How many detainees at SeaTac prison are separated from children? Immigration advocates determined to find out.

A high security fence surrounds the Federal Detention Center in SeaTac, site of a press conference and protest Saturday, June 9, 2018. (Alan Berner / Seattle Times)
By Nina Shapiro Seattle Times

As Democrats in the U.S. Senate push a bill that would stop the federal government from separating families at the border, local advocates are trying to learn more about the roughly 200 people recently sent by immigration authorities to SeaTac’s Federal Detention Center.

Still unknown: Exactly how many of those at the prison were separated from their children.

“This is, like, chaos,” said Jorge L. Barón, executive director of the Northwest Immigrant Rights Project (NWIRP).

His organization has been trying to meet with as many of the 200 detainees as it can. Of the 21 people NWIRP has talked to so far, 12 had their children taken from them, according to Barón.

U.S. Rep. Pramila Jayapal, who met with 174 women at the prison over the weekend, asked those who had been separated from their children to raise their hands. On Monday, she said about 30 to 40 percent did so.

She did not meet with the men held there, but she said she hopes to do so soon.

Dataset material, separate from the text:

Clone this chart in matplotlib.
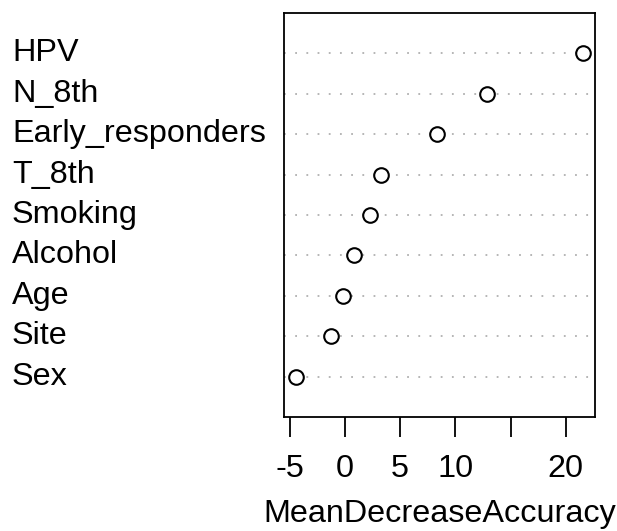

Children taken from their parents are also beginning to come to Washington. Janet Gwilym, managing attorney of the Seattle office of Kids in Need of Defense (KIND), said her organization has seen eight such children, ranging in age from 12 to 17.

They are being housed at facilities in King and Pierce counties for children in the custody of the Office of Refugee Resettlement.

Sens. Patty Murray and Maria Cantwell are among several dozen senators who have sponsored the Keep Families Together Act, which would prohibit the government from separating parents and children solely to deter immigrants from crossing the border.

“As a mother and grandmother, the idea of having your child taken from you and sent away is an absolute nightmare — and the idea that this administration is using this as a so-called ‘deterrent strategy’ is horrifying and unacceptable,” Murray said in a statement.

In the House, more than 100 representatives, including Jayapal, have asked a subcommittee to cut off funding used to separate families.

But the administration has shown no signs of backing down from its “zero-tolerance” strategy, which involves criminally prosecuting those who cross the border illegally. Federal officials have said that separating parents from children is a byproduct of these prosecutions, rather than an aim in itself.

Barón questions that. He said some of the people his staff have encountered in SeaTac have had their criminal cases closed, after pleading guilty and being sentenced to time served. And yet still, they have not been reunited with their children.

The status of their cases is somewhat confusing, he said.

Most are seeking asylum — a process that often entails an interview with an immigration official to establish if they have “credible fear” of persecution in their home countries. Those interviews are supposed to be done soon after being detained.

Yet some who have been held for a month have not had a credible-fear interview, Barón said.

U.S. Immigration and Customs Enforcement said U.S. Citizenship and Immigration Services (USCIS) handles credible-fear interviews. Sharon Rummery, a USCIS spokeswoman, said she had no information about the matter.

Like others seeking asylum, many of those in SeaTac will likely be impacted by a ruling released Monday by U.S. Attorney General Jeff Sessions. Weighing in personally on an immigration appeals case, he said that victims of domestic abuse and gang violence will not be eligible for asylum.

His decision overturned an earlier decision by the Board of Immigration Appeals, which ruled in favor of a domestic-abuse victim from El Salvador.

Asylum is supposed to be reserved for people who are persecuted because they are members of a particular social group, Sessions wrote.

As their cases wind through the immigration system, many parents and children alike are focusing first on finding those they have lost. Jayapal said the mothers she met were distraught. “None had talked to their children,” she said.

Children are also worried about their parents, said KIND’s Gwilym. Some of the youth know more Spanish than their parents, who speak mainly indigenous languages. So the kids fear that their parents may not be able to communicate.